Where do your numbers live? If numbers live in the application, they don't live in the network. This has real consequences for portability and routing flexibility.

What is the uptime SLO and how is it backed? A 99.9% SLO is nine hours of downtime per year. A 99.999% SLO is five minutes. These are not the same thing, and the architecture required to achieve them is fundamentally different.

Do they have visibility into carrier-layer signaling? Can they show you your 487 rate? Can they show you STIR/SHAKEN attestation rates by carrier? If the answer is no, they don't have the instrumentation layer that real carrier infrastructure provides.


The Bottom Line

Carrier-grade voice infrastructure means five nines of availability, geo-redundant architecture, direct carrier relationships, and carrier-layer visibility into what the network is doing with your traffic. It is a specific technical standard, not a marketing category.

Most of what's sold as carrier-grade doesn't meet it.

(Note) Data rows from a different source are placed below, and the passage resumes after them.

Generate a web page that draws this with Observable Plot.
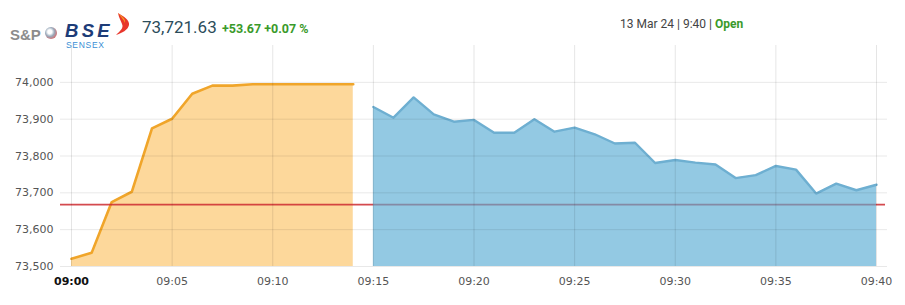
<!DOCTYPE html>
<html><head><meta charset="utf-8">
<script src="https://cdn.jsdelivr.net/npm/d3@7"></script>
<script src="https://cdn.jsdelivr.net/npm/@observablehq/plot@0.6"></script>
<style>
body{margin:0;background:#fff;width:905px;height:305px;overflow:hidden;position:relative;font-family:Roboto,sans-serif}
#chart{position:absolute;left:0;top:40px}
#hdr{position:absolute;left:0;top:0;width:905px;height:46px;z-index:2;pointer-events:none}
#hdr span{position:absolute;white-space:nowrap}
</style></head><body>
<div id="chart"></div>
<div id="hdr">
  <span style="left:10px;top:26px;line-height:15px;font:bold 15px 'Liberation Sans',Arial,sans-serif;color:#8c8c8c">S&amp;P</span>
  <span style="left:45px;top:27px;width:12px;height:12px;border-radius:50%;background:radial-gradient(circle at 40% 40%,#fff 20%,#9ab 45%,#d66 80%)"></span>
  <span style="left:65px;top:22px;font:italic 900 18.5px/1 'Liberation Sans',Arial,sans-serif;color:#1d3c78;letter-spacing:3.3px">BSE</span>
  <span style="left:66px;top:41px;font:8.5px/1 'Liberation Sans',Arial,sans-serif;color:#3a8fd5;letter-spacing:0.7px">SENSEX</span>
  <span style="left:114px;top:12px"><svg width="18" height="24" viewBox="0 0 18 24"><path d="M4 1 C9 4 16 8 15 13 C14 18 8 21 2 23 C6 19 10 16 8 12 C7 9 5 6 4 1 Z" fill="#e8362b"/><path d="M4 1 C8 4 12 7 11 11 C10 8 7 5 4 1 Z" fill="#f49a1f"/></svg></span>
  <span style="left:142px;top:17px;line-height:1;font:17px Roboto,sans-serif;color:#2b4c5a">73,721.63</span>
  <span style="left:222px;top:21px;line-height:1;font:bold 12.5px Roboto,sans-serif;color:#3a9a2a">+53.67 +0.07 %</span>
  <span style="left:620px;top:17px;line-height:1;font:12px Roboto,sans-serif;color:#444">13 Mar 24 | 9:40 | <b style="color:#3a9a2a">Open</b></span>
</div>
<script>
// Pre-open session (09:00 – 09:14)
const preOpenTimes = ["09:00","09:01","09:02","09:03","09:04","09:05","09:06","09:07","09:08","09:09","09:10","09:11","09:12","09:13","09:14"];
const preOpenValues = [73521,73537,73675,73703,73875,73901,73969,73991,73991,73995,73995,73995,73995,73995,73995];
// Regular session (09:15 – 09:40)
const sessionTimes = ["09:15","09:16","09:17","09:18","09:19","09:20","09:21","09:22","09:23","09:24","09:25","09:26","09:27","09:28","09:29","09:30","09:31","09:32","09:33","09:34","09:35","09:36","09:37","09:38","09:39","09:40"];
const sessionValues = [73933,73904,73959,73913,73893,73898,73863,73863,73900,73866,73877,73859,73834,73836,73781,73789,73782,73777,73740,73748,73773,73763,73698,73725,73707,73722];
const previousClose = 73667.96;
const yTicks = [73500,73600,73700,73800,73900,74000];
const yDomain = [73500,74100];
const xTickLabels = ["09:00","09:05","09:10","09:15","09:20","09:25","09:30","09:35","09:40"];
const xDomain = ["09:00","09:40"];

const parse = d3.timeParse("%H:%M");
const pre = preOpenTimes.map((t,i)=>({t:parse(t), v:preOpenValues[i]}));
const ses = sessionTimes.map((t,i)=>({t:parse(t), v:sessionValues[i]}));
const xTicks = xTickLabels.map(parse);
const base = yDomain[0];

const chart = Plot.plot({
  width: 905, height: 265,
  marginLeft: 71, marginRight: 29, marginTop: 5, marginBottom: 39,
  x: {type: "time", domain: xDomain.map(parse), label: null},
  y: {domain: yDomain, label: null},
  style: {fontFamily: "'DejaVu Sans', Verdana, sans-serif", fontSize: "11px", background: "white"},
  marks: [
    Plot.areaY(pre, {x: "t", y1: base, y2: "v", fill: "#fdd89b"}),
    Plot.lineY(pre, {x: "t", y: "v", stroke: "#f0a52a", strokeWidth: 2.6}),
    Plot.ruleY([previousClose], {stroke: "#cc2a30", strokeOpacity: 0.85, strokeWidth: 1.8, insetLeft: -11, insetRight: -9}),
    Plot.areaY(ses, {x: "t", y1: base, y2: "v", fill: "#59acd4", fillOpacity: 0.65}),
    Plot.lineY(ses, {x: "t", y: "v", stroke: "#6eafd1", strokeWidth: 2.4}),
    Plot.gridX(xTicks, {stroke: "#000", strokeOpacity: 0.1}),
    Plot.ruleY(yTicks, {stroke: "#000", strokeOpacity: 0.09, insetLeft: -11, insetRight: -11}),
    Plot.axisY(yTicks, {tickSize: 0, tickPadding: 18, tickFormat: d3.format(","), fill: "#555"}),
    Plot.axisX(xTicks.slice(1), {tickSize: 0, tickPadding: 11, tickFormat: d3.timeFormat("%H:%M"), fill: "#555"}),
    Plot.axisX(xTicks.slice(0,1), {tickSize: 0, tickPadding: 11, tickFormat: d3.timeFormat("%H:%M"), fill: "#111", fontWeight: "bold"})
  ]
});
document.getElementById("chart").append(chart);
</script>
</body></html>
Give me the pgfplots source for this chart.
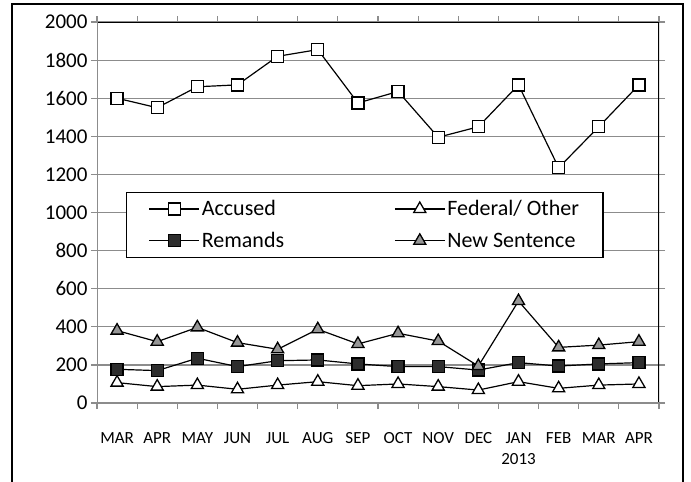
\documentclass[border=0pt]{standalone}
\usepackage{pgfplots}
\pgfplotsset{compat=1.18}
\usepackage{fontspec}
\setmainfont{Carlito}
\definecolor{gridgray}{RGB}{140,140,140}
\definecolor{darkfill}{RGB}{45,45,45}
\definecolor{midfill}{RGB}{150,150,150}
\begin{document}
\begin{tikzpicture}
\useasboundingbox (0,0) rectangle (691pt,-482pt);
\fill[white] (0,0) rectangle (691pt,-482pt);
\draw[line width=1.3pt] (12pt,-482pt) -- (12pt,-4pt) -- (683pt,-4pt) -- (683pt,-482pt);
\begin{axis}[
  at={(97pt,-403pt)}, anchor=south west,
  width=562pt, height=381pt, scale only axis,
  xmin=-0.5, xmax=13.5, ymin=0, ymax=2000,
  ytick={0,200,...,2000},
  /pgf/number format/assume math mode=true,
  /pgf/number format/1000 sep={},
  xtick={0,...,13},
  xticklabels={MAR,APR,MAY,JUN,JUL,AUG,SEP,OCT,NOV,DEC,{JAN\\2013},FEB,MAR,APR},
  minor xtick={-0.5,0.5,...,13.5},
  xticklabel style={align=center, font=\fontsize{17}{21}\selectfont, anchor=north, yshift=-20pt},
  yticklabel style={font=\fontsize{21}{24}\selectfont},
  axis line style={draw=none},
  tick align=outside,
  major tick length=6pt, minor tick length=6pt,
  major x tick style={draw=none},
  minor x tick style={draw=gridgray, line width=1.2pt},
  major y tick style={draw=gridgray, line width=1.2pt},
  ymajorgrids, major grid style={draw=gridgray, line width=1.2pt},
  legend columns=2,
  legend cell align=left,
  legend style={at={(0.0516,0.5538)}, anchor=north west, draw=black, line width=1.3pt,
    font=\fontsize{22}{26}\selectfont, inner xsep=22pt, inner ysep=6pt, row sep=11pt,
    /tikz/every even column/.append style={column sep=108pt}},
  legend image code/.code={\draw[mark repeat=2,mark phase=2, line width=1.2pt] plot coordinates {(0pt,0pt)(25pt,0pt)(50pt,0pt)};},
  every axis plot/.append style={line width=1.2pt, black},
]
\addplot[mark=square*, mark size=6pt, mark options={fill=white, line width=1.3pt}] coordinates {
(0,1600)(1,1550)(2,1660)(3,1670)(4,1820)(5,1855)(6,1575)(7,1635)(8,1395)(9,1450)(10,1670)(11,1235)(12,1450)(13,1670)};
\addlegendentry{Accused}
\addplot[mark=triangle*, mark size=7pt, mark options={fill=white, line width=1.3pt}] coordinates {
(0,107)(1,86)(2,94)(3,72)(4,94)(5,112)(6,91)(7,100)(8,86)(9,68)(10,112)(11,77)(12,94)(13,100)};
\addlegendentry{Federal/ Other}
\addplot[mark=square*, mark size=6pt, mark options={fill=darkfill, line width=1.3pt}] coordinates {
(0,177)(1,170)(2,235)(3,191)(4,222)(5,226)(6,205)(7,191)(8,191)(9,173)(10,212)(11,194)(12,205)(13,212)};
\addlegendentry{Remands}
\addplot[mark=triangle*, mark size=7pt, mark options={fill=midfill, line width=1.3pt}] coordinates {
(0,380)(1,322)(2,397)(3,317)(4,282)(5,387)(6,310)(7,366)(8,325)(9,194)(10,535)(11,292)(12,304)(13,322)};
\addlegendentry{New Sentence}
\draw[black, line width=1.3pt] (rel axis cs:0,1) -- (rel axis cs:1,1) -- (rel axis cs:1,0);
\draw[gridgray, line width=1.3pt] (rel axis cs:0,1) -- (rel axis cs:0,0) -- (rel axis cs:1,0);
\end{axis}
\end{tikzpicture}
\end{document}
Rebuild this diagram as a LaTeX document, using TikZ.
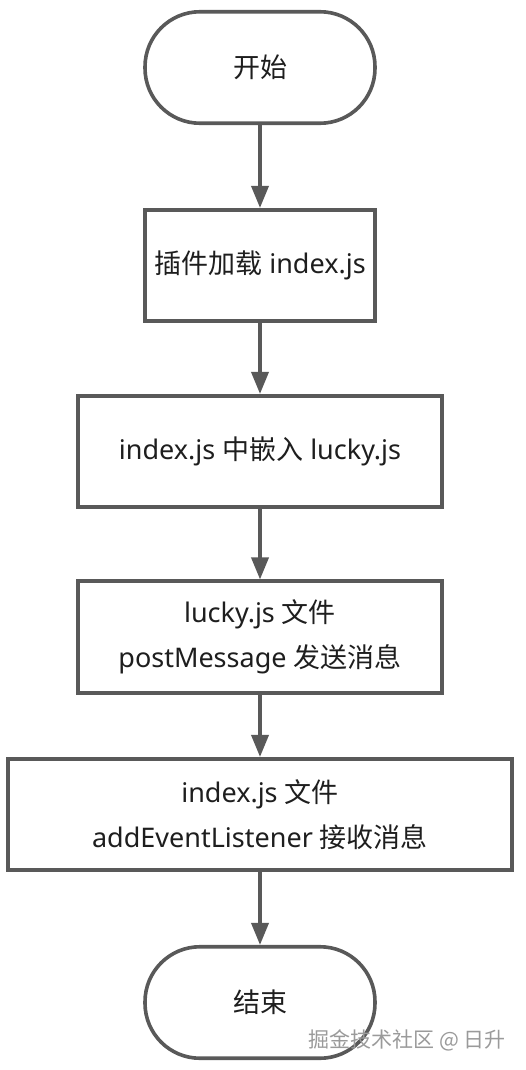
\documentclass[tikz,border=0pt]{standalone}
\usepackage{fontspec}
\setmainfont{Noto Sans}
\newfontfamily\cjk{Noto Sans CJK SC}
\usetikzlibrary{arrows.meta}
\definecolor{edge}{HTML}{595959}
\definecolor{ink}{HTML}{1E1E1E}
\definecolor{wm}{HTML}{9A9A9A}
\tikzset{
  base/.style={draw=edge, line width=3.6pt, fill=white, text=ink, align=center,
    font=\fontsize{27}{45}\selectfont, inner sep=0pt, minimum height=111.5pt},
  term/.style={base, rounded corners=55pt, minimum width=230pt},
  proc/.style={base},
  flow/.style={draw=edge, line width=3.6pt, -{Triangle[width=17pt,length=22pt]}},
}
\begin{document}
\begin{tikzpicture}[x=1pt,y=-1pt]
\useasboundingbox (0,0) rectangle (526,1070);
\node[term] (start) at (260,67.5) {\cjk 开始};
\node[proc, minimum width=230pt] (load) at (260,265.5) {{\cjk 插件加载} index.js};
\node[proc, minimum width=364pt] (embed) at (260,451.5) {index.js {\cjk 中嵌入} lucky.js};
\node[proc, minimum width=364pt] (post) at (260,637) {lucky.js {\cjk 文件}\\postMessage {\cjk 发送消息}};
\node[proc, minimum width=504pt] (recv) at (260,814.5) {index.js {\cjk 文件}\\addEventListener {\cjk 接收消息}};
\node[term] (end) at (260,1002.5) {\cjk 结束};
\draw[flow] (start) -- (load);
\draw[flow] (load) -- (embed);
\draw[flow] (embed) -- (post);
\draw[flow] (post) -- (recv);
\draw[flow] (recv) -- (end);
\node[text=wm, font=\cjk\fontsize{21}{21}\selectfont, inner sep=0pt] (mark) at (407,1040) {掘金技术社区 @ 日升};
\end{tikzpicture}
\end{document}
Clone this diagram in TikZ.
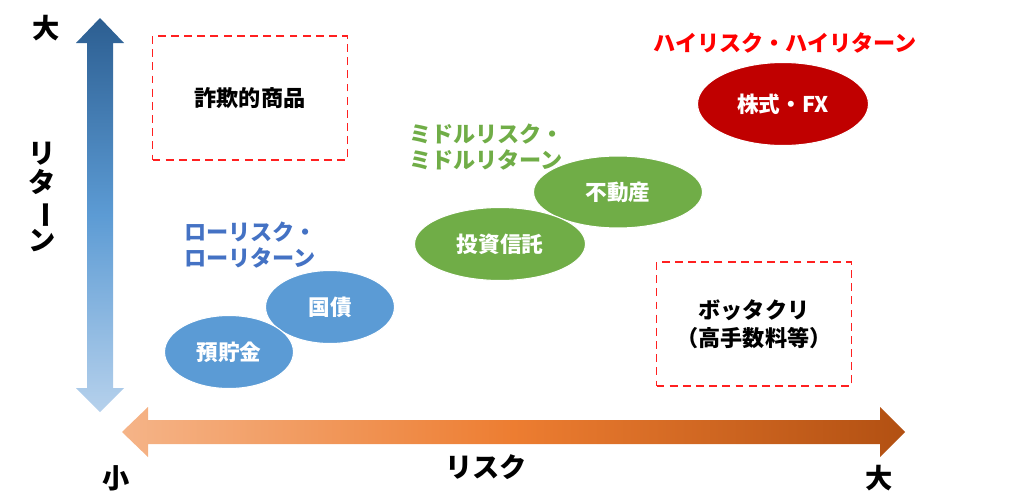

The ones that do operate differently - and the difference shows up in performance, reliability, and how much control you actually have over your voice environment.


Frequently Asked Questions

What does carrier-grade mean for voice infrastructure?

Carrier-grade means five nines of availability: 99.999% uptime, which translates to roughly five minutes and fifteen seconds of downtime per year. Achieving that standard requires geo-redundant data centers, automated failover, no single points of failure in call routing or signaling, and direct carrier relationships.

How is CPaaS different from carrier-grade infrastructure?

CPaaS platforms route traffic through carrier wholesale agreements, but the architecture is optimized for developer accessibility rather than carrier-grade reliability. Programmable voice and elastic SIP trunking are separate products on most CPaaS platforms, and cross-product failover requires custom development. There is no unified routing layer that treats all voice applications as part of the same network.

Why does it matter where phone numbers live?

In true carrier-grade infrastructure, numbers live in the network rather than in an application. This means numbers can be pointed at any application, such as Teams, a contact center, or an AI voice agent, without porting. Routing changes are made at the carrier layer, so the numbers and the network stay stable as applications change.

What is carrier-layer signaling visibility and why does it matter?

Carrier-layer signaling visibility means SIP-level instrumentation: the ability to see response codes, call setup times, post-dial delay, and failure modes at the network layer. This is how you see a 487 rate, detect early media anomalies, and monitor STIR/SHAKEN attestation in real time. Without it, you are operating only on aggregated call data from inside your application stack.

What is the difference between a 99.9% uptime SLO and a 99.999% uptime SLO?

A 99.9% uptime SLO allows for roughly nine hours of downtime per year, while a 99.999% SLO allows for roughly five minutes. The architecture required to achieve five nines is fundamentally different from what is needed for three nines, requiring redundancy at every layer of the network.

How do you tell if a provider actually has carrier-grade infrastructure?

Ask whether the provider has direct carrier agreements or routes through a CPaaS layer, where your numbers live, what the uptime SLO is and how it is backed, and whether they have visibility into carrier-layer signaling such as 487 rates and STIR/SHAKEN attestation. If they cannot answer those questions with specifics, they do not have the instrumentation layer that real carrier infrastructure provides.